====== Data extract ======

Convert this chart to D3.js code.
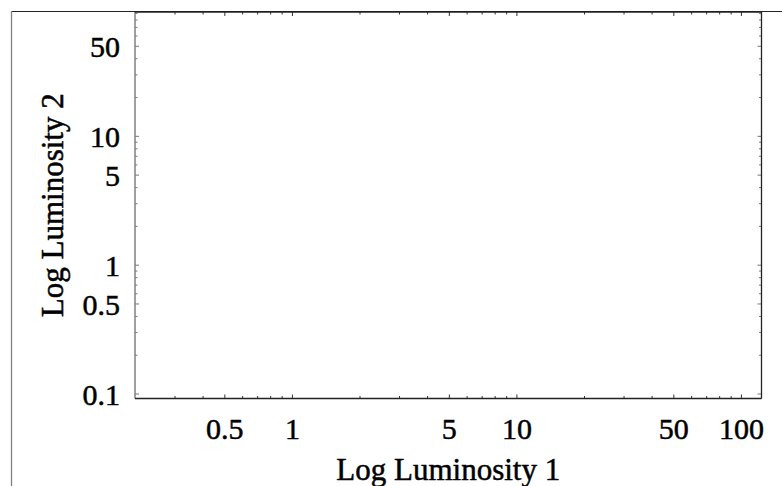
<!doctype html>

<html>
    <head>
        <meta charset="UTF-8">
        <title>Log Luminosity</title>
        <script src="https://cdn.jsdelivr.net/npm/d3@7"></script>
        <style>
            body { margin: 0; background: #ffffff; }
            svg text {
                font-family: "Liberation Serif", "DejaVu Serif", serif;
                fill: #000000;
                stroke: #000000;
                stroke-width: 0.5px;
            }
            .ticklabel text { font-size: 30px; }
        </style>
    </head>

    <body>
        <div id="chart"></div>

        <script>
            // axis ranges (log scales)
            const xDomain = [0.2, 123.5];
            const yDomain = [0.0915, 91.4];

            // labelled (major) and unlabelled (minor) ticks
            const xMajorTicks = [0.5, 1, 5, 10, 50, 100];
            const xMinorTicks = [0.3, 0.4, 0.6, 0.7, 0.8, 0.9, 2, 3, 4, 6, 7, 8, 9, 20, 30, 40, 60, 70, 80, 90];
            const yMajorTicks = [0.1, 0.5, 1, 5, 10, 50];
            const yMinorTicks = [0.2, 0.3, 0.4, 0.6, 0.7, 0.8, 0.9, 2, 3, 4, 6, 7, 8, 9, 20, 30, 40, 60, 70, 80, 90];

            const xTitle = "Log Luminosity 1";
            const yTitle = "Log Luminosity 2";

            const width = 782, height = 486;
            const plot = { left: 135, right: 761.5, top: 12, bottom: 398.5 };

            const x = d3.scaleLog().domain(xDomain).range([plot.left, plot.right]);
            const y = d3.scaleLog().domain(yDomain).range([plot.bottom, plot.top]);

            const fmt = d => String(d);

            const svg = d3.select("#chart")
                .append("svg")
                .attr("width", width)
                .attr("height", height);

            // outer frame (top + left edge only)
            svg.append("line")
                .attr("x1", 11.5).attr("y1", 11.5)
                .attr("x2", width).attr("y2", 11.5)
                .attr("stroke", "#222").attr("stroke-width", 1);
            svg.append("line")
                .attr("x1", 11.5).attr("y1", 11.5)
                .attr("x2", 11.5).attr("y2", height)
                .attr("stroke", "#808080").attr("stroke-width", 1.3);

            // inward ticks on all four sides
            function ticks(axisFn, scale, values, size, pos, color, labels) {
                const g = svg.append("g")
                    .attr("transform", pos)
                    .call(axisFn(scale)
                        .tickValues(values)
                        .tickSize(-size)
                        .tickSizeOuter(0)
                        .tickFormat(labels ? fmt : ""));
                g.select(".domain").remove();
                g.attr("font-size", null).attr("font-family", null);
                if (labels) g.classed("ticklabel", true);
                g.selectAll(".tick line").attr("stroke", color).attr("stroke-width", 1);
                return g;
            }

            ticks(d3.axisBottom, x, xMinorTicks, 2.5, `translate(0,${plot.bottom})`, "#333", false);
            const xAx = ticks(d3.axisBottom, x, xMajorTicks, 4, `translate(0,${plot.bottom})`, "#333", true);
            xAx.selectAll(".tick text")
                .attr("y", 40).attr("dy", 0);

            ticks(d3.axisTop, x, xMinorTicks, 2.5, `translate(0,${plot.top})`, "#333", false);
            ticks(d3.axisTop, x, xMajorTicks, 4, `translate(0,${plot.top})`, "#333", false);

            ticks(d3.axisLeft, y, yMinorTicks, 2.5, `translate(${plot.left},0)`, "#777", false);
            const yAx = ticks(d3.axisLeft, y, yMajorTicks, 4, `translate(${plot.left},0)`, "#777", true);
            yAx.selectAll(".tick text")
                .attr("x", -15).attr("dy", 11);

            ticks(d3.axisRight, y, yMinorTicks, 2.5, `translate(${plot.right},0)`, "#777", false);
            ticks(d3.axisRight, y, yMajorTicks, 4, `translate(${plot.right},0)`, "#777", false);

            // plot frame
            svg.append("line")
                .attr("x1", plot.left).attr("y1", plot.top).attr("x2", plot.left).attr("y2", plot.bottom)
                .attr("stroke", "#808080").attr("stroke-width", 1.5);
            svg.append("line")
                .attr("x1", plot.left).attr("y1", plot.bottom).attr("x2", plot.right).attr("y2", plot.bottom)
                .attr("stroke", "#222").attr("stroke-width", 1.3);
            svg.append("line")
                .attr("x1", plot.right).attr("y1", plot.top).attr("x2", plot.right).attr("y2", plot.bottom)
                .attr("stroke", "#222").attr("stroke-width", 1.3);
            svg.append("line")
                .attr("x1", plot.left).attr("y1", plot.top).attr("x2", plot.right).attr("y2", plot.top)
                .attr("stroke", "#222").attr("stroke-width", 1.3);

            // axis titles
            svg.append("text")
                .attr("x", (plot.left + plot.right) / 2)
                .attr("y", 480)
                .attr("text-anchor", "middle")
                .style("font-size", "31px")
                .text(xTitle);

            svg.append("text")
                .attr("transform", `translate(63,${(plot.top + plot.bottom) / 2}) rotate(-90)`)
                .attr("text-anchor", "middle")
                .style("font-size", "31px")
                .text(yTitle);
        </script>
    </body>
</html>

======

• What this task involves
Keep only the lines that hold the string "chart", and copy them out.

• Complete response
Convert this chart to D3.js code.
        <div id="chart"></div>
            const svg = d3.select("#chart")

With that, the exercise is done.